If there were no performance impact, there would be no point. I'm not just being snarky; there's an important point here. Caches exist to have a performance impact. In many domains it's OK to think about caching as a normal case, and to consider cache hit ratio during designs. When you say "no performance impact" you mean no negative performance impact, and that might be technically true (or it might not), but...

But that's not how a hard real-time system is designed. In that world, uncached has to be treated as the normal case. Zero cache hit ratio, all the time. That's what you have to design against, even counting cycles and so on if you need to. If you're designing and testing a system to do X work in Y time every time under worst-case assumptions, then any positive impact of caches doesn't buy you anything. Does completing a task before deadline because of caching allow you to do more work? No, because it's generally considered preferable to keep those idle cycles as a buffer against unforeseen conditions (or future system changes) than try to use them. Anything optional should have been passed off to the non-realtime parts of the larger system anyway. There should be nothing to fill that space. If that means the system was overbuilt, so be it.

The only thing caches can do in such a system is mask the rare cases where a code path really is over budget, so it slips through testing and then misses a deadline in a live system where the data-dependent cache behavior is less favorable. Oops. That's a good way for your product and your company to lose trust in that market. Once you're designing for predictability in the worst case, it's actually safer for the worst case to be the every-time case.

It's really different than how most people in other domains think about performance, I know, but within context it actually makes a lot of sense. I for one am glad that computing's not all the same, that there are little pockets of exotic or arcane practice like this, and kudos to all those brave enough to work in them.


While you might test your hard real-time requirements with caches disabled, there's still reason to run the code with caches afterwards.

E.g. errors that didn't match a branch or input scenario during testing which would go over budget without cache, but with cache might prevent a crash.

Another could be power consumption, latency optimization, or improvement of accuracy. E.g. some signal analysis doesn't work at all if the real-time code is above some required Nyquist threshold, but faster performance improves the maximum frequency that can be handled, improving accuracy.


You could be right on some of those.
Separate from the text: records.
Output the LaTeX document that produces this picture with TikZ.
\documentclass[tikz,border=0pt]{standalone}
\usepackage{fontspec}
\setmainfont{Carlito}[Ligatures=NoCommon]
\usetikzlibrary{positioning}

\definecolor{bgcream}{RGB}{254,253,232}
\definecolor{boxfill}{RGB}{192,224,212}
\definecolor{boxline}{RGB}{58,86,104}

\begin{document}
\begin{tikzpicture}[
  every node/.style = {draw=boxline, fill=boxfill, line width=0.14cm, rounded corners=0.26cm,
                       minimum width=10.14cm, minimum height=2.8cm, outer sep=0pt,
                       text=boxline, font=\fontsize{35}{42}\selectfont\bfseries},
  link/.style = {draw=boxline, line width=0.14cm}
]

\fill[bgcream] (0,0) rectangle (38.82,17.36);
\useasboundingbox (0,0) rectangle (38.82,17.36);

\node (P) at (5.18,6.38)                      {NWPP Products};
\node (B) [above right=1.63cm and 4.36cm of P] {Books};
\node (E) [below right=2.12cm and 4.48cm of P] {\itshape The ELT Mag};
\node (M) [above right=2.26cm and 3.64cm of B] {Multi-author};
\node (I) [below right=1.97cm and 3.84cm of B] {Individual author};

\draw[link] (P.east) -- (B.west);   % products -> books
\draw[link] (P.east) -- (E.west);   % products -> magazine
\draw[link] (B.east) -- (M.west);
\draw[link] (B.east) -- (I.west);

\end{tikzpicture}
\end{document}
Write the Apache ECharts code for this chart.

That didn't seem to be the prevailing attitude when I worked in that area, but as I said that was a long time ago - and it was in only a few specific sub-domains as well.


Forgot to mention: cache misses can be more expensive than uncached accesses, so testing with caches off and then turning them on in production can be a disaster if you hit a cache-busting access pattern. Always run what you tested.


Because you lose deterministic behavior, and there are cases where that is non-negotiable, regardless of performance cost.


Who will provide a guarantee that the caches are truly transparent and will not trigger any new bugs?

Essentially, you would need to prove the statement "if a system works well with caches off, then it works well with caches on" to the satisfaction of whatever authority is giving you such stringent requirements.


You'd have to very solidly prove that in the wors-case a cache only ever make execution time equal to or faster than a processor not using cache and never causes anything to be slower.


Even that is not enough. The cache may make everything faster, but it could lead to higher contention on a different physical resource slowing things down there. The cache cannot be guaranteed to prevent that.